Exercise task:
Repeat, exactly and only, the lines from the beginning of the data through the line with "(0,0) rectangle (1169,969);". Pictures are left out.

Dataset excerpt:
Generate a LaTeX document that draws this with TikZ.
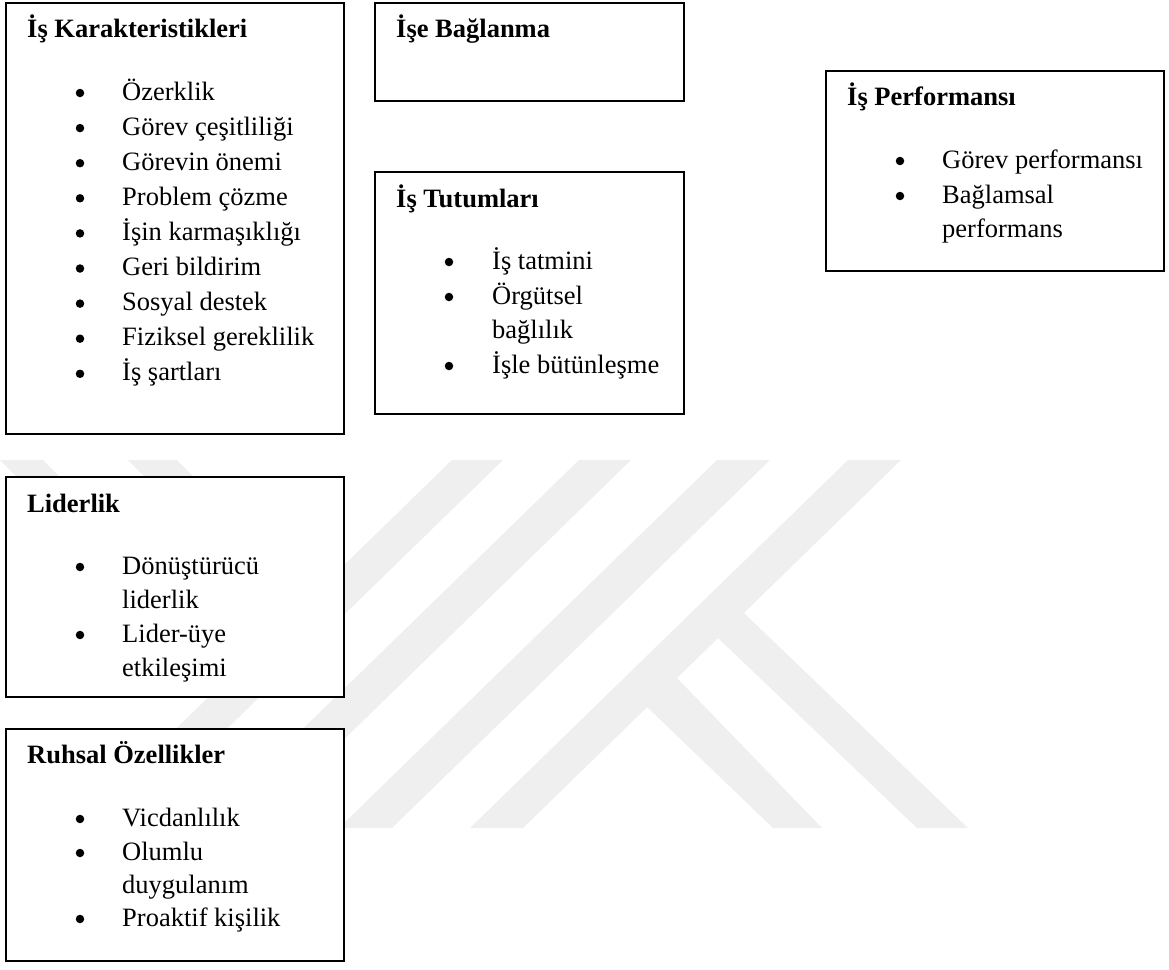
\documentclass[tikz,border=0pt]{standalone}
\usepackage{fontspec}
\setmainfont{Liberation Serif}
\definecolor{wmgray}{RGB}{239,239,239}
\begin{document}
\begin{tikzpicture}[x=1pt,y=-1pt,
  frame/.style={draw=black, line width=1.2pt, fill=white, anchor=north west, inner sep=0pt, outer sep=0pt},
  head/.style={anchor=base west, inner sep=0pt, font=\fontsize{26.5}{32}\selectfont\bfseries},
  item/.style={anchor=base west, inner sep=0pt, font=\fontsize{26.5}{32}\selectfont},
  dot/.style={circle, fill=black, inner sep=0pt, minimum size=8.5pt},
  stripe/.style={fill=wmgray, draw=none}]
\useasboundingbox (0,0) rectangle (1169,969);

% background emblem: diagonal bars
\fill[stripe] (0,460) -- (43,460) -- (143,560) -- (100,560) -- cycle;
\fill[stripe] (128,460) -- (177,460) -- (277,560) -- (228,560) -- cycle;
\fill[stripe] (452,460) -- (503,460) -- (125,828) -- (74,828) -- cycle;
\fill[stripe] (579,460) -- (631,460) -- (253,828) -- (201,828) -- cycle;
\fill[stripe] (717,460) -- (770,460) -- (392,828) -- (339,828) -- cycle;
\fill[stripe] (848,460) -- (901,460) -- (523,828) -- (470,828) -- cycle;
\fill[stripe] (744,613) -- (968,828) -- (917,828) -- (718,638) -- cycle;
\fill[stripe] (677,678) -- (822,828) -- (773,828) -- (647,707) -- cycle;

% İş Karakteristikleri
\node[frame, minimum width=338pt, minimum height=431pt] (kar) at (6,3) {};
\node[head] (kart) at (27,37) {İş Karakteristikleri};
\foreach \t [count=\i] in {Özerklik, Görev çeşitliliği, Görevin önemi, Problem çözme, İşin karmaşıklığı, Geri bildirim, Sosyal destek, Fiziksel gereklilik, İş şartları}{
  \pgfmathsetmacro\yb{100+35.1*(\i-1)}
  \node[dot] (kard\i) at (80,\yb-7) {};
  \node[item] (kari\i) at (122,\yb) {\t};
}

% İşe Bağlanma
\node[frame, minimum width=309pt, minimum height=98pt] (bag) at (375,3) {};
\node[head] (bagt) at (396,37) {İşe Bağlanma};

% İş Tutumları
\node[frame, minimum width=309pt, minimum height=242pt] (tut) at (375,172) {};
\node[head] (tutt) at (396,207) {İş Tutumları};
\node[dot] (tutd1) at (449,262) {};
\node[item] (tuti1) at (492,269) {İş tatmini};
\node[dot] (tutd2) at (449,297) {};
\node[item] (tuti2) at (492,304) {Örgütsel};
\node[item] (tuti2b) at (492,338) {bağlılık};
\node[dot] (tutd3) at (449,366) {};
\node[item] (tuti3) at (492,373) {İşle bütünleşme};

% İş Performansı
\node[frame, minimum width=338pt, minimum height=200pt] (perf) at (826,71) {};
\node[head] (perft) at (847,105) {İş Performansı};
\node[dot] (perfd1) at (900,161) {};
\node[item] (perfi1) at (942,168) {Görev performansı};
\node[dot] (perfd2) at (900,196) {};
\node[item] (perfi2) at (942,203) {Bağlamsal};
\node[item] (perfi2b) at (942,237) {performans};

% Liderlik
\node[frame, minimum width=338pt, minimum height=220pt] (lid) at (6,477) {};
\node[head] (lidt) at (27,512) {Liderlik};
\node[dot] (lidd1) at (80,567) {};
\node[item] (lidi1) at (122,574) {Dönüştürücü};
\node[item] (lidi1b) at (122,608) {liderlik};
\node[dot] (lidd2) at (80,635) {};
\node[item] (lidi2) at (122,642) {Lider-üye};
\node[item] (lidi2b) at (122,676) {etkileşimi};

% Ruhsal Özellikler
\node[frame, minimum width=338pt, minimum height=232pt] (ruh) at (6,729) {};
\node[head] (ruht) at (27,763) {Ruhsal Özellikler};
\node[dot] (ruhd1) at (80,819) {};
\node[item] (ruhi1) at (122,826) {Vicdanlılık};
\node[dot] (ruhd2) at (80,853) {};
\node[item] (ruhi2) at (122,860) {Olumlu};
\node[item] (ruhi2b) at (122,893) {duygulanım};
\node[dot] (ruhd3) at (80,919) {};
\node[item] (ruhi3) at (122,926) {Proaktif kişilik};
\end{tikzpicture}
\end{document}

Answer to the problem:
Generate a LaTeX document that draws this with TikZ.
\documentclass[tikz,border=0pt]{standalone}
\usepackage{fontspec}
\setmainfont{Liberation Serif}
\definecolor{wmgray}{RGB}{239,239,239}
\begin{document}
\begin{tikzpicture}[x=1pt,y=-1pt,
  frame/.style={draw=black, line width=1.2pt, fill=white, anchor=north west, inner sep=0pt, outer sep=0pt},
  head/.style={anchor=base west, inner sep=0pt, font=\fontsize{26.5}{32}\selectfont\bfseries},
  item/.style={anchor=base west, inner sep=0pt, font=\fontsize{26.5}{32}\selectfont},
  dot/.style={circle, fill=black, inner sep=0pt, minimum size=8.5pt},
  stripe/.style={fill=wmgray, draw=none}]
\useasboundingbox (0,0) rectangle (1169,969);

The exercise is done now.